Editorial/Op
J.R. Dalton: Story of My Life
Dear Central Speaks,
I am 21 years old now, but I moved to Central when I was 19; that was only after living in every low income neighborhood in Baton Rouge since I ran away at 16. I had never even heard of your town until high school when I started dating a girl who lived off of Sullivan Rd. After a few months of hanging around out here, while she and I were still dating, I realized that this was the sort of place I wanted to live in. At that time I was mixed up in the sort of life parents try their hardest to detour their children from. I was addicted, unenthused with life, and found myself breaking promises and disappointing my family. I remember finding hope outside one of your churches out here and from that point I made a step in the right direction.
It was not until I had dropped out of school and lived in the real world for a few years that I developed the means to make the move. It happened in January of 2008, when a buddy of mine that lived off of Hooper needed a roommate and posted “Only $240/ mo. Rent” into his Facebook status. I gave him a call and moved in not long after. I worked a little at Raising Canes the first year and by the time I turned 19 I was a shift Manager at the McDonald’s on Joor. I struggled with what I wanted to do and who I wanted to be.
I am steadily approaching 22, have several grey hairs that I’m strangely fond of, and have already lived two lives, only one of which I’m proud. Over the past few years I have been transformed, rebirthed, and corrected yet still I am faced with the aftermath of my former-self. Still, I am odder than who I was raised to be so I’ve become a socially accepted black-sheep in my family and circle of friends–no less black yet loved so much. Now that I’ve finally gotten into college and have some real-life experience behind me I have the full support of my family and friends.
College was the furthest thing from what I thought I was capable of, and growing up I had no real encouragement to think differently. I wanted to grow, learn, be someone great, and I knew that in the world today, getting a degree would be my ticket. Now after so long being out of the academic ring, I’m enrolled and I’m already enjoying learning about those very things I thought I’d never use after school.

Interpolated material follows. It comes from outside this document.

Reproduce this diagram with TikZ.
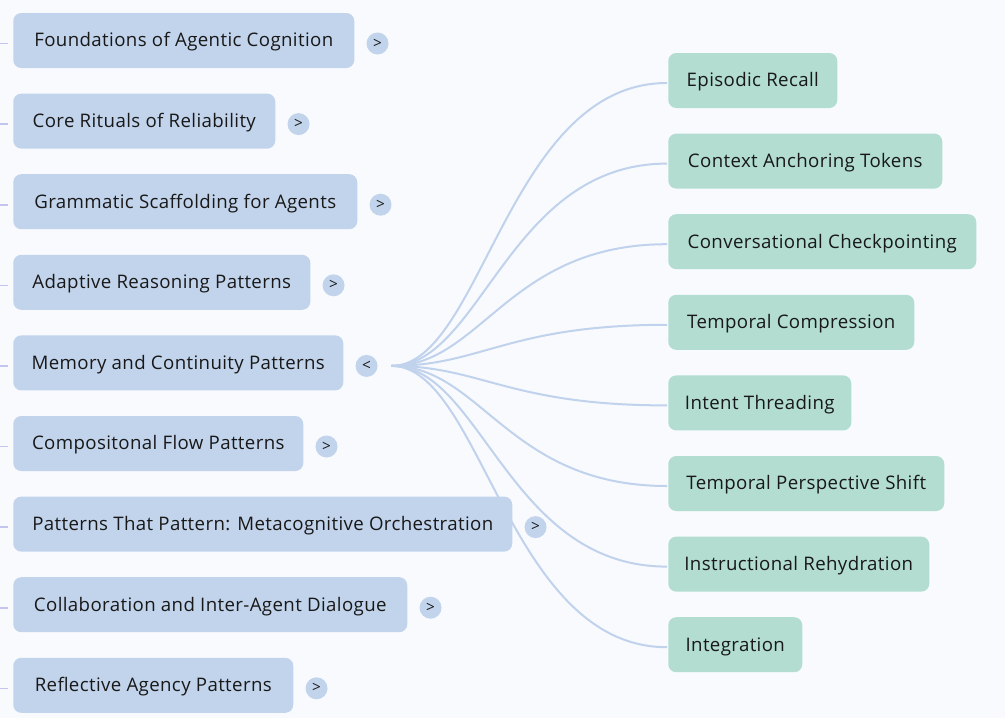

It has been nearly 3 and a half years since that move here and though I have too many fast food restaurants on my resume, I’m still more than motivated to be something better. After much work, many bills, and hard times without a direction, I have learned how to keep a job and upgraded from follower to leader. I have been working at local bank and now have every bill paid forward with at least 6 months- worth of cushion. I have few worries and many hopes. I have been playing music and doing gigs at most of your local bars. I have a beautiful girlfriend now, whom I have been dating for nearly two years and if I stay on the same financial track it will not be long before I marry her. Abe Lincoln said, “I do not think much of a man that is not wiser today than he was yesterday.” I have come a long way from my teen years and through it I have gained purpose and a vision for what I want to do with my life.
So here I am. I want to write; maybe even be a journalist. I love reading and writing, though it’s not what I am known for. I am in college right now at BRCC and I hope that one day I can make something more out of my past than just memories, but for now, I’ll write.
I write because I want to speak. I speak because I want to be heard.